Cabelos servindo de consolação. Lança. Caracol. Insistiu: de nada adiantariam as suas falas se todos, todos, não assumissem responsabilidade.

– Ô… Ô… Psora! A de munto nóis le arrespeita. Mas cumé qui si faiz no po-po-pô? Quando não tá istoradu, tá cheio di fica im pé!

Remexiam-se as entranhas diante da imagem dos barcos. Poucos para muitos. Um perigo.  Pensariam juntos. Pediu para pensarem nos modos de cuidarem de si.

– I dos ôtro.

A operária da educação sorriu. Agradeceu e recolheu-se. A casa que era escola, abrigava redes dentro e fora. As paredes de barro pisado davam lugar para o vento e a lua. Pouquinho mais do que brisa. Úmido. Anunciava a estação em mudança. Até julho, as águas estariam altas. Depois, iriam descer. Devagar.

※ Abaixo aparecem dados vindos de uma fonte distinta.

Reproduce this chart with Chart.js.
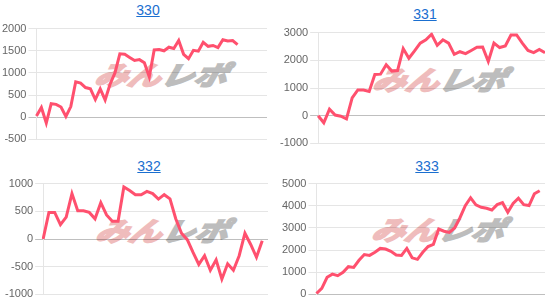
<!DOCTYPE html>
<html>
<head>
<meta charset="utf-8">
<script src="https://cdn.jsdelivr.net/npm/chart.js@4"></script>
<style>
  body { margin: 0; background: #fff; width: 555px; height: 307px; overflow: hidden; position: relative; }
  .title { position: absolute; width: 100px; text-align: center; font: 14px "Liberation Sans", Arial, sans-serif; line-height: 16px; }
  .title a { color: #1a6fd0; text-decoration: underline; }
  .mark { position: absolute; width: 150px; text-align: center; white-space: nowrap;
          font-family: "Noto Sans CJK JP", sans-serif; font-weight: bold; font-style: italic; font-size: 33px; line-height: 34px;
          transform: skewX(-14deg) scaleY(0.8); letter-spacing: 0px; }
  .mark .a { color: #efbcbc; -webkit-text-stroke: 2.5px #efbcbc; }
  .mark .b { color: #bdbdbd; -webkit-text-stroke: 2.5px #bdbdbd; }
  canvas { position: absolute; }
</style>
</head>
<body>

<div class="title" style="left:98px; top:2px"><a href="#">330</a></div>
<div class="title" style="left:375px; top:6px"><a href="#">331</a></div>
<div class="title" style="left:99px; top:158px"><a href="#">332</a></div>
<div class="title" style="left:377px; top:158px"><a href="#">333</a></div>

<div class="mark" style="left:87px; top:57px"><span class="a">みん</span><span class="b">レポ</span></div>
<div class="mark" style="left:365px; top:62px"><span class="a">みん</span><span class="b">レポ</span></div>
<div class="mark" style="left:88px; top:213px"><span class="a">みん</span><span class="b">レポ</span></div>
<div class="mark" style="left:364px; top:212px"><span class="a">みん</span><span class="b">レポ</span></div>

<canvas id="chart330" width="267" height="128" style="left:0px; top:20px"></canvas>
<canvas id="chart331" width="267" height="128" style="left:278px; top:24px"></canvas>
<canvas id="chart332" width="265" height="128" style="left:3px; top:175px"></canvas>
<canvas id="chart333" width="265" height="128" style="left:280px; top:175px"></canvas>

<script>
// number of x categories per chart (x labels are hidden)
const labelCount330 = 48;
const labelCount331 = 41;
const labelCount332 = 40;
const labelCount333 = 44;

const values330 = [30, 220, -130, 305, 290, 230, 20, 240, 800, 770, 670, 640, 400, 640, 390, 745,
  1000, 1430, 1420, 1350, 1280, 1300, 1230, 910, 1520, 1530, 1500, 1580, 1550, 1730, 1420, 1320,
  1510, 1490, 1690, 1600, 1620, 1570, 1750, 1720, 1730, 1640];
const values331 = [0, -255, 234, 25, -20, -115, 640, 930, 930, 875, 1490, 1500, 1840, 1610, 1630,
  2425, 2075, 2340, 2620, 2740, 2940, 2540, 2740, 2620, 2215, 2310, 2240, 2355, 2470, 2480, 1960,
  2620, 2460, 2520, 2915, 2915, 2620, 2355, 2275, 2390, 2275];
const values332 = [0, 480, 480, 260, 395, 820, 510, 510, 480, 365, 655, 435, 320, 320, 940, 875,
  800, 800, 860, 820, 720, 800, 725, 365, 104, -12, -243, -459, -302, -563, -377, -725, -447, -563,
  -302, 104, -99, -330, -30];
const values333 = [40, 275, 770, 915, 845, 1000, 1250, 1220, 1540, 1800, 1760, 1900, 2075, 2045,
  1945, 1780, 1760, 2075, 1650, 1580, 1900, 2160, 2260, 2950, 2850, 2800, 3000, 3460, 4000, 4360,
  4040, 3930, 3885, 3810, 4050, 4140, 3710, 4100, 4340, 4050, 4010, 4540, 4680];

const yTicks330 = [-500, 0, 500, 1000, 1500, 2000];
const yTicks331 = [-1000, 0, 1000, 2000, 3000];
const yTicks332 = [-1000, -500, 0, 500, 1000];
const yTicks333 = [0, 1000, 2000, 3000, 4000, 5000];

function drawChart(id, labelCount, values, yTicks) {
  const labels = [];
  for (let i = 0; i < labelCount; i++) labels.push(String(i + 1));

  new Chart(document.getElementById(id), {
    type: 'line',
    data: {
      labels: labels,
      datasets: [{
        data: values,
        borderColor: 'rgb(255, 80, 110)',
        borderWidth: 3,
        pointRadius: 0,
        tension: 0,
        fill: false
      }]
    },
    options: {
      responsive: false,
      animation: false,
      plugins: { legend: { display: false }, tooltip: { enabled: false } },
      scales: {
        x: { display: false },
        y: {
          min: yTicks[0],
          max: yTicks[yTicks.length - 1],
          ticks: {
            stepSize: yTicks[1] - yTicks[0],
            color: '#666',
            padding: 2,
            font: { size: 11, family: '"Liberation Sans", Arial, sans-serif' },
            callback: (v) => String(v)
          },
          grid: {
            color: (c) => (c.tick && c.tick.value === 0) ? 'rgba(0,0,0,0.25)' : 'rgba(0,0,0,0.1)'
          }
        }
      }
    }
  });
}

window.onload = function () {
  drawChart('chart330', labelCount330, values330, yTicks330);
  drawChart('chart331', labelCount331, values331, yTicks331);
  drawChart('chart332', labelCount332, values332, yTicks332);
  drawChart('chart333', labelCount333, values333, yTicks333);
};
</script>
</body>
</html>
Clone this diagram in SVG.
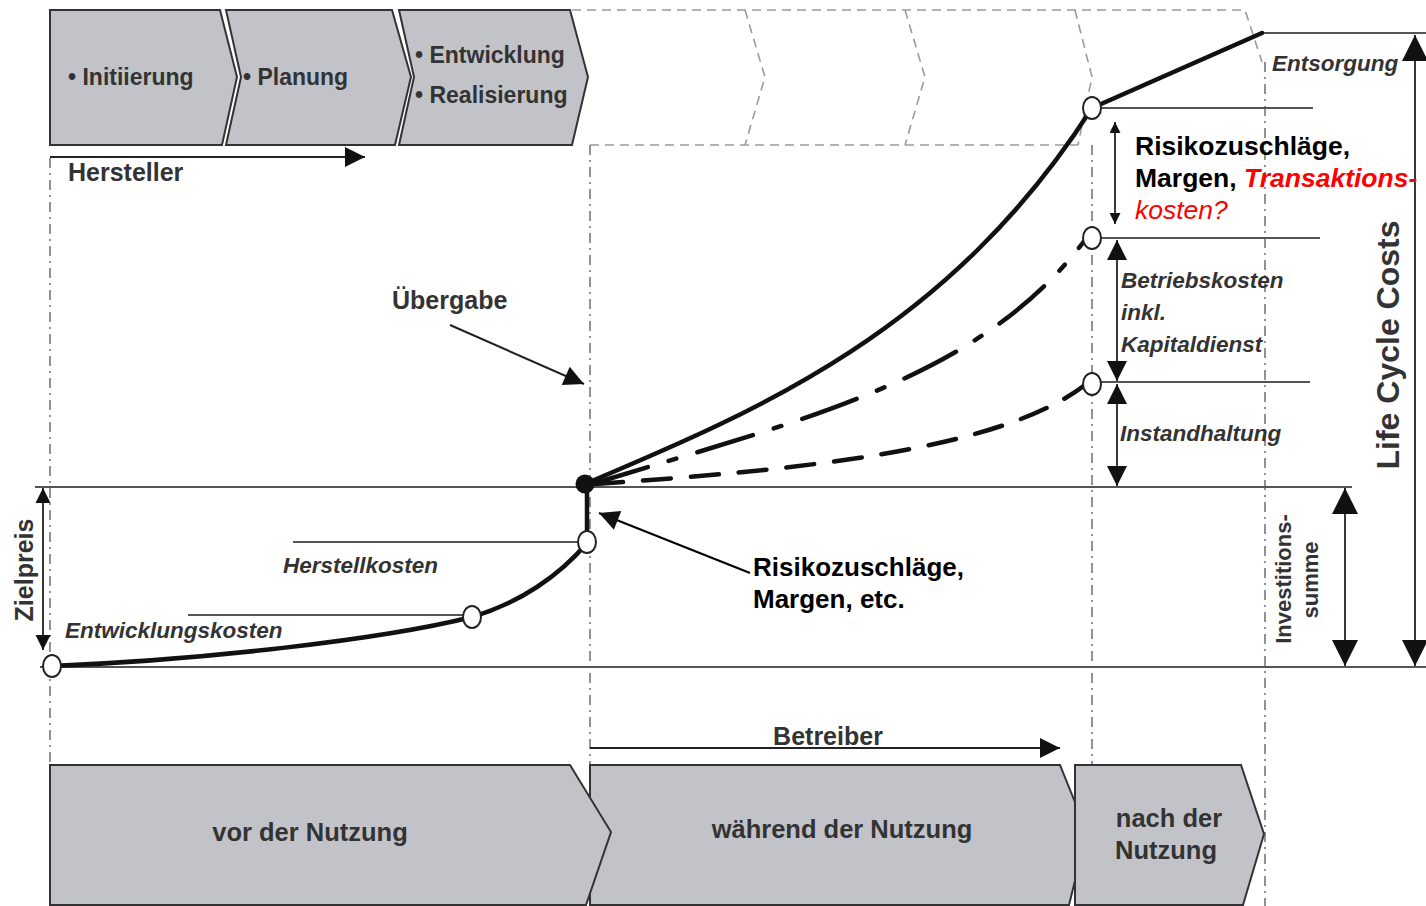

Acordou com o despertar do sol. Dormira nadinha pensando o impensado. Pelas mãos de dois mirins, o dia abriu as ventas. Especialistas em catar folhas e paus na floresta, apresentaram-lhe, ansiosos, folhas e casca de abricó-de-macaco. Típica da região das cheias, a árvore servia para remédios. Moléstias que exigiam anti-inflamatórios. Era o dito pelo povo. Os mirins argumentaram que seria fácil fazer lençol para o rosto. Máscara! Bem menor. A ideia tinha fundamento. Assim, professora, estudantes e demais reuniram-se. Em duplas, fariam pesquisas e testes com o que a floresta lhes oferecia. Talvez, uma máscara segura e confortável. Ainda, se não fosse lavável com água e sabão, teriam de pensar se o material servia à viagem. Extração no cuidado da preservação. O movimento arrepiou a floresta amazônica. Levantou falação. Até os menores participavam. Os de colo, dependurados nos seios das mães zelosas. Empolgação completa. Os antigos reuniam-se para conversar conhecimentos. Tomada de alegria, a professora registrou o momento no mais fundo da memória amorosa. Emoção, motivo e parceria moviam os mocambeiros. Dias, semanas recolhendo, testando, confrontando as possibilidades de folhas, cascas, cápsulas de frutos. Eram tantas as possibilidades que, logo, criou-se espaço para estudo e outro para catalogação. Livros sobre a mata amazonense. Figuras de plantas e nomes estranhos. Abertos, folheados pelos jovens e anciãos. Uma biblioteca a céu aberto. Outro espaço era destinado à classificação dos recursos. Folhas de um lado. Cascas de outro. E mais alguns que, se não serviam para a pesquisa, serviram para muitas risadas.